City Conversations about Vancouver Waterfront


Photo by Aditya Chinchure on Unsplash

I visited Friends of Waterfront in Seattle last month to learn about the future of Seattle's waterfront. They are already in a phase of implementing their concrete action plan, explaining it to citizens and having them involved.

It seems like Seattle is not the only one in the game of reimagining its urban waterfront though. While it is still a phase of calling for a comprehensive plan, Vancouver also has been talking about the future of their waterfront.

The other day, there was SFU City Conversations by SFU Public Square to have a conversation about the Waterfront with citizens.


The Georgia Strait Alliance recently published a report that summarizes the current state/potential of the Waterfront.
The report is a great piece of work, and, in my opinion, worth reading.

The Waterfront Initiative has been an exercise since 2013 — they have been spending 5 years in facilitating broad stakeholder conversation and networking. Their goal is to manage the interface between land and sea and have a great waterfront like in the New York City and other cities. The report focuses on five key themes — working, living, access to nature, ecosystems, and transportation.

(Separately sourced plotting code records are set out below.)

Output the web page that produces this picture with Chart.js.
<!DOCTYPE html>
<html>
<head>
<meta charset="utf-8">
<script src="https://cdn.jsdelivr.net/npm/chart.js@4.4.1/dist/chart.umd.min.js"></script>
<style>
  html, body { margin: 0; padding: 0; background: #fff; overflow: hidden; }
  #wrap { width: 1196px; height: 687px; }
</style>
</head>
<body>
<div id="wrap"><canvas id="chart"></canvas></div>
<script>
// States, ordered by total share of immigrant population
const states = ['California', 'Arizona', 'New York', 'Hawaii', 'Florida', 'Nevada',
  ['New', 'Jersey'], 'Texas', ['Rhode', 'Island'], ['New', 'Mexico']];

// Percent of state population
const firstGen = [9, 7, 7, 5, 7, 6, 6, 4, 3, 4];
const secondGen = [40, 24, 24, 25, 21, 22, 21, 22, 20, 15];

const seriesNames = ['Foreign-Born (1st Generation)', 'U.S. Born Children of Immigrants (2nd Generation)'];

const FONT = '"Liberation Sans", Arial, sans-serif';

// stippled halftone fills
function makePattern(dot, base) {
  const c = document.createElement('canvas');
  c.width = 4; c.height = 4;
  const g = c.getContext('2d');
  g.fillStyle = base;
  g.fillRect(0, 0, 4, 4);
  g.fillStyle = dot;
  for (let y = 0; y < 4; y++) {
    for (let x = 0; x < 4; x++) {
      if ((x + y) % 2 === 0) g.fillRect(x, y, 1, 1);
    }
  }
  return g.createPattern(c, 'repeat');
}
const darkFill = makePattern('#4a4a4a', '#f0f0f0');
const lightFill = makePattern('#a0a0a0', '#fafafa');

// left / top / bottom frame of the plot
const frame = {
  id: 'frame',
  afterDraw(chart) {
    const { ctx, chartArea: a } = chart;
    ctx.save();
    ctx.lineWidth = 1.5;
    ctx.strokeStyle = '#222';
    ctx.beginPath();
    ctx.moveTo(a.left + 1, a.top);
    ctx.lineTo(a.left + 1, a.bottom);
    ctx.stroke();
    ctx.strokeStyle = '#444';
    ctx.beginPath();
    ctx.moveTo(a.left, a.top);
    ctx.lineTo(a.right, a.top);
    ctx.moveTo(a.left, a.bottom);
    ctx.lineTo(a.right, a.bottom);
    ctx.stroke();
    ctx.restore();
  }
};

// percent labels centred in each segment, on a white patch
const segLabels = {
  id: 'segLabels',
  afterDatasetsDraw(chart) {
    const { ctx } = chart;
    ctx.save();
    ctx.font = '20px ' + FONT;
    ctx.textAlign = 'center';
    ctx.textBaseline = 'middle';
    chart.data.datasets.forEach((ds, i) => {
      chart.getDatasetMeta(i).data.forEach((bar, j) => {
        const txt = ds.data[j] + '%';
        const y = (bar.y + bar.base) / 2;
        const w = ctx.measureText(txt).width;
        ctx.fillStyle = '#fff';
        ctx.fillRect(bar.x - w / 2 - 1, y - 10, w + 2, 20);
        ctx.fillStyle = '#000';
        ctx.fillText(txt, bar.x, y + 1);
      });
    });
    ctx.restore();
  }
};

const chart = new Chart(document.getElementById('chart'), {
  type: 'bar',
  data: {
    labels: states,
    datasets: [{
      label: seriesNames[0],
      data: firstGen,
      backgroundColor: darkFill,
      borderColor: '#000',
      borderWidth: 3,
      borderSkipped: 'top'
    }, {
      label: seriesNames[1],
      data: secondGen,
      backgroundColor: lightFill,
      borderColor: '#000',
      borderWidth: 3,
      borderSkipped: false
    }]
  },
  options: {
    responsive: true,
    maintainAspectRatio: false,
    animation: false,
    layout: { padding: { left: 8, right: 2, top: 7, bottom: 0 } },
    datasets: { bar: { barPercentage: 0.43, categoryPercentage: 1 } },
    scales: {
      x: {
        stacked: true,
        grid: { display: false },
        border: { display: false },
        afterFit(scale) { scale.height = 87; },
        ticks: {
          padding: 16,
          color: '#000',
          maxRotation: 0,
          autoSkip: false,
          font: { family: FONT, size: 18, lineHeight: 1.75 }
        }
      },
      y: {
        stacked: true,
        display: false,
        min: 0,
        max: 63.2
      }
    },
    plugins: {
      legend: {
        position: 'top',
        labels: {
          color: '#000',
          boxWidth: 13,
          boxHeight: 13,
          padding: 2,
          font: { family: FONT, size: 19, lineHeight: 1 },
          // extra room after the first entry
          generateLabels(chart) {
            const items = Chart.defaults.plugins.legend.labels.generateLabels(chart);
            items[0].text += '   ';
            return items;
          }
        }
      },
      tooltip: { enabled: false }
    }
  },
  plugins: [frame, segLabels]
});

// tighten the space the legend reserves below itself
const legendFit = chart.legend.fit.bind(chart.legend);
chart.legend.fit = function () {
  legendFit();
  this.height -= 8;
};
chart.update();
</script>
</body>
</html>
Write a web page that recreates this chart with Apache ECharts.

*Waterfront Cities of the World: Vancouver*

At the open-air conversation that took place in a public park just steps away from the Burrard inlet, the expats spoke only about 20 mins — the rest of the time was dedicated to participants; citizens. The conversation went from swim-ability of the water, the leadership of the redevelopment initiative, and ironically, lack of conversation between expats and citizens to create a big vision together.

If you are interested in Waterfront development in other cities, I would recommend keeping an eye on the process of how the discussion would develop in Vancouver from now on. All the waterfront is different, obviously, but we can learn from a process itself about how we build a comprehensive plan from scratch with help of citizens.